Negli anni precedenti, il phishing è stato un modello di attacco utilizzato esclusivamente per il cyber-spionaggio, ma nel report di quest’anno è presente in sette delle nove tipologie di incidenti individuate. Questa tecnica è estremamente efficace e offre agli attaccanti una serie di vantaggi, come tempi molto stretti di compromissione del sistema e la possibilità di concentrarsi su individui e organizzazioni specifiche.

Alla lista di errori commessi dal singolo individuo vanno aggiunti quelli perpetrati dalle organizzazioni stesse. Classificati come “errori di vario tipo”, questa tipologia di incidenti è al primo posto nella classifica delle violazioni di sicurezza individuate dal report di quest’anno. Infatti, il 26% di questi errori riguarda l’invio di dati sensibili al destinatario errato. Altri errori presenti in questa categoria sono: eliminazione non corretta di informazioni aziendali, errori nella configurazione dei sistemi informatici, furto o smarrimento di dispositivi come laptop o smartphone.

La rapidità con cui viene commessa un’azione di cybercrime rappresenta una tra le crescenti preoccupazioni dei ricercatori di Verizon nel campo della sicurezza. Nel 93% dei casi, gli attaccanti impiegano un minuto o meno per compromettere un sistema, mentre il furto di dati si verifica in pochi minuti nel 28% dei casi.

Nel report di quest’anno, così come già rilevato nell’edizione 2015 dello studio, la compromissione di dispositivi mobili o dell’Internet of Things non rappresenta un fattore significativo. Tuttavia, l’edizione 2016 del DBIR evidenzia come esistano già una serie di prototipi di exploit e che si tratta perciò solo di una questione di tempo prima che si verifichi una violazione su più larga scala che coinvolga dispositivi mobili e IoT. Ciò significa che le organizzazioni non possono abbassare la guardia e devono proteggere i propri smartphone e i vari oggetti connessi.

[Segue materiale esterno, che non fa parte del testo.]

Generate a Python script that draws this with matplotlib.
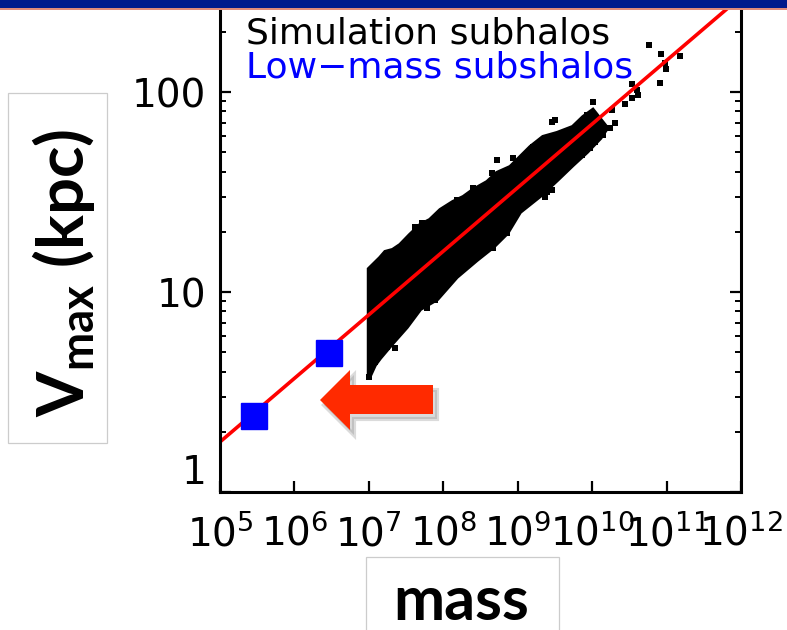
import numpy as np
import matplotlib
matplotlib.use("Agg")
import matplotlib.pyplot as plt
from matplotlib.patches import Rectangle, Polygon
from matplotlib.ticker import FixedLocator, NullLocator, LogLocator, NullFormatter

plt.rcParams["font.family"] = ["DejaVu Sans"]
plt.rcParams["mathtext.fontset"] = "custom"
plt.rcParams["mathtext.rm"] = "DejaVu Sans"
plt.rcParams["mathtext.it"] = "DejaVu Sans:italic"
plt.rcParams["mathtext.bf"] = "Lato:bold"

# ---------------- data ----------------
# dense cloud of simulation subhalos: upper and lower envelope (log10 mass, log10 vmax)
cloud_upper_logm = [7.00, 7.15, 7.22, 7.32, 7.42, 7.55, 7.69, 7.82, 7.96, 8.13, 8.27,
                    8.40, 8.59, 8.72, 8.90, 9.17, 9.34, 9.53, 9.74, 9.88, 10.01]
cloud_upper_logv = [1.115, 1.170, 1.200, 1.210, 1.235, 1.285, 1.335, 1.360, 1.410, 1.450, 1.475,
                    1.510, 1.550, 1.595, 1.625, 1.725, 1.775, 1.795, 1.825, 1.875, 1.910]
cloud_lower_logm = [10.20, 10.11, 9.93, 9.74, 9.53, 9.30, 9.03, 8.86, 8.67, 8.45, 8.18,
                    7.92, 7.69, 7.51, 7.32, 7.15, 7.08, 7.00]
cloud_lower_logv = [1.820, 1.770, 1.700, 1.635, 1.560, 1.480, 1.400, 1.295, 1.225, 1.160, 1.075,
                    0.965, 0.915, 0.825, 0.745, 0.670, 0.635, 0.570]

# individual (sparse) simulation subhalos
sparse_logm = [10.76, 10.93, 11.18, 10.98, 10.99, 10.91, 10.54, 10.60, 10.62, 10.54, 10.44,
               10.01, 10.27, 10.31, 10.24, 10.15, 10.04, 9.93, 9.97, 9.86, 9.46, 9.50,
               9.93, 9.97, 9.21, 8.94, 8.72, 9.39, 9.37, 9.46, 9.57, 9.61, 9.83, 10.07,
               7.62, 7.71, 8.18, 8.40, 8.65, 7.78, 7.89, 8.16, 8.43, 8.67, 8.86,
               7.24, 7.35, 7.08, 7.00]
sparse_logv = [2.235, 2.190, 2.180, 2.145, 2.115, 2.045, 2.040, 2.010, 1.985, 1.970, 1.940,
               1.950, 1.910, 1.845, 1.820, 1.785, 1.750, 1.735, 1.720, 1.685, 1.850, 1.860,
               1.885, 1.870, 1.725, 1.670, 1.660, 1.500, 1.475, 1.510, 1.595, 1.625, 1.745, 1.825,
               1.325, 1.345, 1.460, 1.520, 1.595, 0.920, 0.960, 1.085, 1.170, 1.220, 1.295,
               0.725, 0.720, 0.650, 0.575]

# fitted relation (red line), end points
line_mass = [1e5, 1e12]
line_vmax = [1.78, 299.0]

# low-mass subhalos (blue squares)
low_mass = [2.87e5, 2.87e6]
low_vmax = [2.40, 4.98]

x_ticks = [1e5, 1e6, 1e7, 1e8, 1e9, 1e10, 1e11, 1e12]
x_tick_labels = [r"$10^{5}$", r"$10^{6}$", r"$10^{7}$", r"$10^{8}$",
                 r"$10^{9}$", r"$10^{10}$", r"$10^{11}$", r"$10^{12}$"]
y_ticks = [1, 10, 100]
y_tick_labels = ["1", "10", "100"]

legend_lines = ["Simulation subhalos", "Low\u2212mass subshalos"]
legend_colors = ["black", "#0000ff"]

# ---------------- figure ----------------
W, H = 787, 630
fig = plt.figure(figsize=(W / 100, H / 100), dpi=100)
fig.patch.set_facecolor("white")


def fx(px):
    return px / W


def fy(py):
    return 1 - py / H


ax = fig.add_axes([fx(220), fy(492), fx(741) - fx(220), fy(0) - fy(492)])
ax.set_xscale("log")
ax.set_yscale("log")
ax.set_xlim(1e5, 1e12)
ax.set_ylim(1, 10 ** 2.46)

# dense cloud
poly_m = [10 ** v for v in cloud_upper_logm + cloud_lower_logm]
poly_v = [10 ** v for v in cloud_upper_logv + cloud_lower_logv]
ax.fill(poly_m, poly_v, color="black", ec="black", lw=3.0, zorder=2)
ax.scatter([10 ** v for v in sparse_logm], [10 ** v for v in sparse_logv],
           marker="s", s=18, color="black", lw=0, zorder=2)

ax.plot(line_mass, line_vmax, color="#ff0000", lw=2.6, zorder=3)
ax.plot(low_mass, low_vmax, ls="none", marker="s", ms=18.5, color="#0000ff",
        mec="#0000ff", zorder=4)

# axes styling
for side in ["left", "right", "bottom"]:
    ax.spines[side].set_visible(True)
    ax.spines[side].set_linewidth(2.2)
    ax.spines[side].set_color("black")
    ax.spines[side].set_zorder(6)
ax.spines["top"].set_visible(False)

ax.xaxis.set_major_locator(FixedLocator(x_ticks))
ax.set_xticklabels(x_tick_labels)
ax.xaxis.set_minor_locator(NullLocator())
ax.yaxis.set_major_locator(FixedLocator(y_ticks))
ax.set_yticklabels(y_tick_labels)
ax.yaxis.set_minor_locator(LogLocator(base=10, subs=np.arange(2, 10)))
ax.yaxis.set_minor_formatter(NullFormatter())

ax.tick_params(axis="both", which="major", direction="in", length=8, width=1.6,
               labelsize=28, color="black")
ax.tick_params(axis="y", which="both", right=True, left=True)
ax.tick_params(axis="y", which="minor", direction="in", length=4, width=1.4)
ax.tick_params(axis="y", which="major", pad=10)
ax.tick_params(axis="x", which="major", pad=16, top=False)
ax.get_yticklabels()[0].set_va("bottom")

# legend-like labels
fig.text(fx(246), fy(44), legend_lines[0], color=legend_colors[0], fontsize=26,
         ha="left", va="baseline")
fig.text(fx(246), fy(77), legend_lines[1], color=legend_colors[1], fontsize=26,
         ha="left", va="baseline")

# red arrow with soft shadow
arrow_px = [(320, 400), (350, 370), (350, 385), (433, 385), (433, 414), (350, 414), (350, 430)]
shadow = Polygon([(fx(x + 4), fy(y + 5)) for x, y in arrow_px], closed=True,
                 transform=fig.transFigure, color="#888888", alpha=0.3, lw=3, zorder=5)
fig.patches.append(shadow)
arrow = Polygon([(fx(x), fy(y)) for x, y in arrow_px], closed=True,
                transform=fig.transFigure, color="#ff2a00", lw=0, zorder=6)
fig.patches.append(arrow)

# axis title boxes
ybox = Rectangle((fx(8), fy(443)), fx(107) - fx(8), fy(93) - fy(443),
                 transform=fig.transFigure, fc="white", ec="#cccccc", lw=0.9)
fig.patches.append(ybox)
fig.text(fx(64), fy(273), r"$\mathbf{V}_{\mathbf{max}}$ (kpc)", fontfamily="Lato",
         fontweight="bold", fontsize=47, rotation=90, ha="center", va="center")

xbox = Rectangle((fx(366), fy(650)), fx(559) - fx(366), fy(557) - fy(650),
                 transform=fig.transFigure, fc="white", ec="#cccccc", lw=0.9)
fig.patches.append(xbox)
fig.text(fx(461), fy(620), "mass", fontfamily="Lato", fontweight="bold",
         fontsize=44, ha="center", va="baseline")

# top banner
fig.patches.append(Rectangle((0, fy(8)), 1, fy(0) - fy(8), transform=fig.transFigure,
                             fc="#001a8c", ec="none", zorder=10))
fig.patches.append(Rectangle((0, fy(10)), 1, fy(8) - fy(10), transform=fig.transFigure,
                             fc="#e08a7a", ec="none", zorder=10))

fig.savefig("out.png", dpi=100)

Importante notare, inoltre, che gli attacchi alle applicazioni web sono saliti al primo posto nella classifica delle violazioni di dati e che il 95% delle violazioni di questo tipo sono legate a motivazioni finanziarie.

Cresce l’attacco a tre fasi – Il report di quest’anno definisce la diffusione, con grande regolarità, di una modalità di attacco a tre fasi. Numerose aziende diventano preda di questa tipologia d’attacco, che comprende:
• L’invio di una mail di phishing che include un link a un sito web dannoso o, principalmente, un allegato malevolo;
• Il download del malware sul PC dell’utente, punto d’accesso iniziale, mentre malware aggiuntivi possono essere utilizzati per individuare documenti segreti, sottrare informazioni interne (spionaggio) o crittografare file a scopo di estorsione. Nella maggior parte dei casi, il malware ruba le credenziali di numerose applicazioni attraverso un key-logging.
• L’uso di credenziali per futuri attacchi, come l’accesso, ad esempio, a siti web di terze parti come banche o siti di e-commerce.

I ricercatori notano come misure di base ben implementate continuino ad essere più importanti di sistemi complessi. Una buona protezione comprende le seguenti regole:

• riconoscere quali sono i modelli di attacco più comuni nel proprio settore di appartenenza;
• utilizzare l’autenticazione a due fattori per i propri sistemi. Incoraggiare gli utenti ad utilizzare l’accesso a due fasi per le applicazioni di social networking;
• applicare rapidamente le patch;
• monitorare tutti gli accessi: esaminare i log-in per identificare più facilmente le attività dannose;
• crittografare i dati: se i dispositivi rubati sono criptati, è molto più difficile, per gli attaccanti, accedere ai dati;
• formare il personale: sviluppare la consapevolezza della sicurezza all’interno della propria organizzazione è fondamentale, dato soprattutto l’incremento nel numero di attacchi di phishing;
• conoscere i dati e proteggerli di conseguenza, limitando anche l’accesso.